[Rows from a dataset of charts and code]
____________

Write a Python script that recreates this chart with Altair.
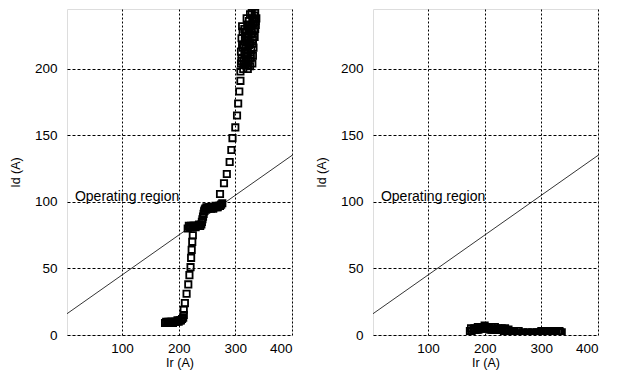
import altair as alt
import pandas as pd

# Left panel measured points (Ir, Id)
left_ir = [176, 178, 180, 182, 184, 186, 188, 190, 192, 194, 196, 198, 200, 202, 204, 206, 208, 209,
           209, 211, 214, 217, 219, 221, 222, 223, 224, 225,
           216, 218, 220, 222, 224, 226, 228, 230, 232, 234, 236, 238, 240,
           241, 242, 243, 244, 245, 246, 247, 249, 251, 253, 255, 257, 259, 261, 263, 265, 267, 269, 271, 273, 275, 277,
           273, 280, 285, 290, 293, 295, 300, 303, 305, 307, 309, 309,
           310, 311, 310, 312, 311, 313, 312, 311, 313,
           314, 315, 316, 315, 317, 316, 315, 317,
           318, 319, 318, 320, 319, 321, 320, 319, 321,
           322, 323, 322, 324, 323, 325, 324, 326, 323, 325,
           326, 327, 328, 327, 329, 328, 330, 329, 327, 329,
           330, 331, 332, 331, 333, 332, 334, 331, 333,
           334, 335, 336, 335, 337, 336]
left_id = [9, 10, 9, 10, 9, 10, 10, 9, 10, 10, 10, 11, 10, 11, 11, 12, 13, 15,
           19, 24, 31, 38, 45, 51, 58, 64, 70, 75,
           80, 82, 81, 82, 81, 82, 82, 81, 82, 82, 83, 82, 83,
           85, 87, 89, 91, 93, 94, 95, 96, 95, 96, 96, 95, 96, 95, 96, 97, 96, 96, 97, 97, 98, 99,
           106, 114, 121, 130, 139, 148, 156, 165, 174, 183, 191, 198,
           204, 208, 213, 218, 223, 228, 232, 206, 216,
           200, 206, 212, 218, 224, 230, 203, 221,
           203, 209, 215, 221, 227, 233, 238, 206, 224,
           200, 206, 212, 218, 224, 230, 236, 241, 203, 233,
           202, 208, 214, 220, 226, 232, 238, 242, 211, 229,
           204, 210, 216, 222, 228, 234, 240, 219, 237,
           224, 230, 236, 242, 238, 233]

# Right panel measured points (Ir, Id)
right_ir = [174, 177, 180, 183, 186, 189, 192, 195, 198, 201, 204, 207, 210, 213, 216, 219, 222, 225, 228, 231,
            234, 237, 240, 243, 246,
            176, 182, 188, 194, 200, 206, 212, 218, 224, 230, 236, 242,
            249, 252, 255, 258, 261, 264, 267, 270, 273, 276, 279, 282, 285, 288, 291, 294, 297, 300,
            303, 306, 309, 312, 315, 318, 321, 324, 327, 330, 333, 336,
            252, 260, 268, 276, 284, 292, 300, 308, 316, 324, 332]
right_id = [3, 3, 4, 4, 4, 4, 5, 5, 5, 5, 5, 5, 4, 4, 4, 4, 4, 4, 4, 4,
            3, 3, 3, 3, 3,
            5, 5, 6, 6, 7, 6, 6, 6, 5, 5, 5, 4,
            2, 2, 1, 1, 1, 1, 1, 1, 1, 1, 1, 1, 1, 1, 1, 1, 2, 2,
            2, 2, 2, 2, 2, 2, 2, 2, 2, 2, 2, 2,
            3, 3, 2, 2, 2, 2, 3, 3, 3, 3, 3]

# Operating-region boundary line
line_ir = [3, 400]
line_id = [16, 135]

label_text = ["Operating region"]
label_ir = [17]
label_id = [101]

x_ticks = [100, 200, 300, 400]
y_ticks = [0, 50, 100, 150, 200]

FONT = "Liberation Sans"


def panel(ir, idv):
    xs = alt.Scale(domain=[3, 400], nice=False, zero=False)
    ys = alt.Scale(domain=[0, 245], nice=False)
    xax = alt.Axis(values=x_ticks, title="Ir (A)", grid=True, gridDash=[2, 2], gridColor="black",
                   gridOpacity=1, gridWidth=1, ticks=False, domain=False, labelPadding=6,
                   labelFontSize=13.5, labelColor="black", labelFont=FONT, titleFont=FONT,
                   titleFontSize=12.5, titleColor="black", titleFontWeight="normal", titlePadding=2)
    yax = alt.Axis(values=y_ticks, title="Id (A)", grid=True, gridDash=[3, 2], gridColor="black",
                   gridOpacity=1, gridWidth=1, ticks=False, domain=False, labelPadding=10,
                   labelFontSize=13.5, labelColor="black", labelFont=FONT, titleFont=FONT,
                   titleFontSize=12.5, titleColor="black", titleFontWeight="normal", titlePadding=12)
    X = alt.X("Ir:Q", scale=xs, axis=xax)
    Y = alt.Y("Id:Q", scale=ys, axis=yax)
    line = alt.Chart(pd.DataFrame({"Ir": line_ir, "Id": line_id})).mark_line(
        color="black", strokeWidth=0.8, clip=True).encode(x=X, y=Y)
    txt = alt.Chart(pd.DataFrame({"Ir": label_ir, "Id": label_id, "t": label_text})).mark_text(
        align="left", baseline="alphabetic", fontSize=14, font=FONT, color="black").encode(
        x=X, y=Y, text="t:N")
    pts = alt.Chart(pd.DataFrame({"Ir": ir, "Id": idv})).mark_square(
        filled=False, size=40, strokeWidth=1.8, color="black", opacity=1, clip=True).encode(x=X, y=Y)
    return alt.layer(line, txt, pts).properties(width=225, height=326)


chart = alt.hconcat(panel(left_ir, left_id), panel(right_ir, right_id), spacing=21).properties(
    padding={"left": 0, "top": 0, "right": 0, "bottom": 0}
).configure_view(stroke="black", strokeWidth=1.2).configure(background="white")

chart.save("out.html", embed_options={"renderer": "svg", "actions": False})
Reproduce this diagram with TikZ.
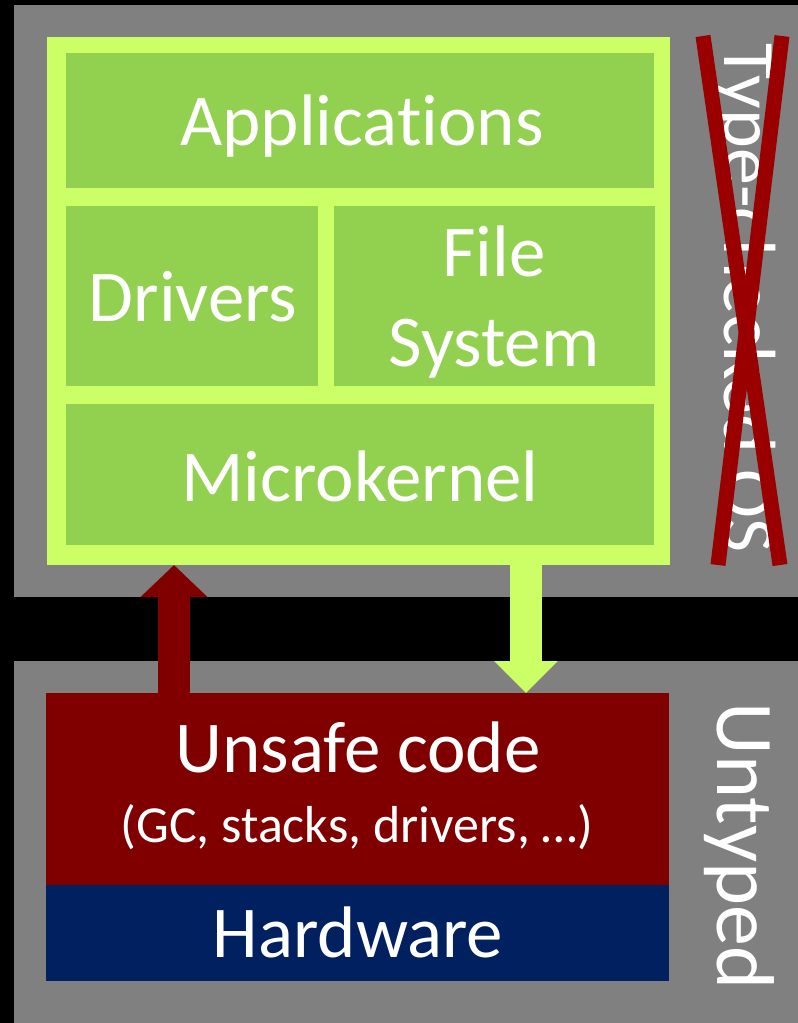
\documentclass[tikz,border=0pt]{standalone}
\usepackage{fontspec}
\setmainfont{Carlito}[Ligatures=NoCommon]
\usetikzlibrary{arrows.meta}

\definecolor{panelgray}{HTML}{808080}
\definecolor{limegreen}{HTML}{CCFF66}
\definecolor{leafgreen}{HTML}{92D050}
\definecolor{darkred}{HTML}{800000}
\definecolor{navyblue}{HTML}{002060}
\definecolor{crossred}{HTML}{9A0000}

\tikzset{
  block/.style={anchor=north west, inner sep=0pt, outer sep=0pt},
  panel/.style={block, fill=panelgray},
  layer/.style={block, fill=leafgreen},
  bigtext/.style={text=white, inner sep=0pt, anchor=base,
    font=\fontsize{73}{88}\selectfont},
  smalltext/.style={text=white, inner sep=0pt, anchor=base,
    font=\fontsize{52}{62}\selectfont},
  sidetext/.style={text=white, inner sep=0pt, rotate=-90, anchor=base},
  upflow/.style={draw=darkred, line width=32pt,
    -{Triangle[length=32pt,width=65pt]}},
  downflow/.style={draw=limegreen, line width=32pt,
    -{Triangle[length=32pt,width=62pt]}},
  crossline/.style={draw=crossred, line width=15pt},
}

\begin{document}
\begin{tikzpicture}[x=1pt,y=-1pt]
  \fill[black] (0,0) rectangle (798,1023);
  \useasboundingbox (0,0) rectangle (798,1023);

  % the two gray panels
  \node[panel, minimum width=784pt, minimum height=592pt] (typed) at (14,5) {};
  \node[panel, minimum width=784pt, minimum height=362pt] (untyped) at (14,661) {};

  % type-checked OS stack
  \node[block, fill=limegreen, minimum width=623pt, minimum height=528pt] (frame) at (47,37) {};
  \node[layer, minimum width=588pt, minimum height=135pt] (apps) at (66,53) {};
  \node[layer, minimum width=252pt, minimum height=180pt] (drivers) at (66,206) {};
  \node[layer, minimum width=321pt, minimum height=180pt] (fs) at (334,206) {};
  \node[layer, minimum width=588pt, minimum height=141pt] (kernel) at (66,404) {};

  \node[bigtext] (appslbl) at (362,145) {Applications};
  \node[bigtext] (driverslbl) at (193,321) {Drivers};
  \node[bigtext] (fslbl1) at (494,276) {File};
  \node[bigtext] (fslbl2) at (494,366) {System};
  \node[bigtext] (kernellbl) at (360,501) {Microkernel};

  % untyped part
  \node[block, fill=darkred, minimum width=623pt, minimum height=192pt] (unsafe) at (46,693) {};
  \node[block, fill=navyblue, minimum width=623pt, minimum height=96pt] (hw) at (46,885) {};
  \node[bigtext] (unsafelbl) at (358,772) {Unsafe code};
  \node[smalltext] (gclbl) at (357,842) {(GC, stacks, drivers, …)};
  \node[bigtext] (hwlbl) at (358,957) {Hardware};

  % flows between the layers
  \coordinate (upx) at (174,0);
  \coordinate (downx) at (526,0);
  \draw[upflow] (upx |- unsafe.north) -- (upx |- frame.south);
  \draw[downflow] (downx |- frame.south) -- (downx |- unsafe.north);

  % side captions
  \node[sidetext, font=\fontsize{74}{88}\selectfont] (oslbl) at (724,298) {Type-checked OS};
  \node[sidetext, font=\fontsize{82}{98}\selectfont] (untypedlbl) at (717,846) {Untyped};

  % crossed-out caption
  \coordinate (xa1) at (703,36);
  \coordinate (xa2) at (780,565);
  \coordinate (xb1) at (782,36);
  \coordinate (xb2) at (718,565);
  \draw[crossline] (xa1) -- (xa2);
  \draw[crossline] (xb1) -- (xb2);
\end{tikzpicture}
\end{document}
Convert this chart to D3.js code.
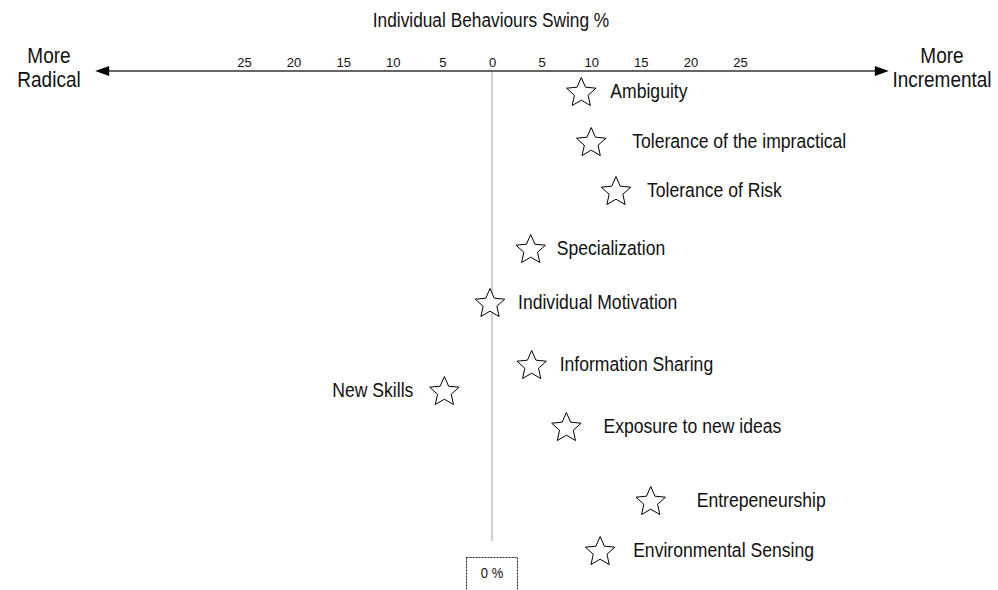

____________

Set problem: The lines to reproduce run from the one above containing "Reproduce this diagram with TikZ." through the one containing "width=588pt, minimum height=141pt]". Copy them exactly and leave out all pictures.

Answer:
Reproduce this diagram with TikZ.
\documentclass[tikz,border=0pt]{standalone}
\usepackage{fontspec}
\setmainfont{Carlito}[Ligatures=NoCommon]
\usetikzlibrary{arrows.meta}

\definecolor{panelgray}{HTML}{808080}
\definecolor{limegreen}{HTML}{CCFF66}
\definecolor{leafgreen}{HTML}{92D050}
\definecolor{darkred}{HTML}{800000}
\definecolor{navyblue}{HTML}{002060}
\definecolor{crossred}{HTML}{9A0000}

\tikzset{
  block/.style={anchor=north west, inner sep=0pt, outer sep=0pt},
  panel/.style={block, fill=panelgray},
  layer/.style={block, fill=leafgreen},
  bigtext/.style={text=white, inner sep=0pt, anchor=base,
    font=\fontsize{73}{88}\selectfont},
  smalltext/.style={text=white, inner sep=0pt, anchor=base,
    font=\fontsize{52}{62}\selectfont},
  sidetext/.style={text=white, inner sep=0pt, rotate=-90, anchor=base},
  upflow/.style={draw=darkred, line width=32pt,
    -{Triangle[length=32pt,width=65pt]}},
  downflow/.style={draw=limegreen, line width=32pt,
    -{Triangle[length=32pt,width=62pt]}},
  crossline/.style={draw=crossred, line width=15pt},
}

\begin{document}
\begin{tikzpicture}[x=1pt,y=-1pt]
  \fill[black] (0,0) rectangle (798,1023);
  \useasboundingbox (0,0) rectangle (798,1023);

  % the two gray panels
  \node[panel, minimum width=784pt, minimum height=592pt] (typed) at (14,5) {};
  \node[panel, minimum width=784pt, minimum height=362pt] (untyped) at (14,661) {};

  % type-checked OS stack
  \node[block, fill=limegreen, minimum width=623pt, minimum height=528pt] (frame) at (47,37) {};
  \node[layer, minimum width=588pt, minimum height=135pt] (apps) at (66,53) {};
  \node[layer, minimum width=252pt, minimum height=180pt] (drivers) at (66,206) {};
  \node[layer, minimum width=321pt, minimum height=180pt] (fs) at (334,206) {};
  \node[layer, minimum width=588pt, minimum height=141pt] (kernel) at (66,404) {};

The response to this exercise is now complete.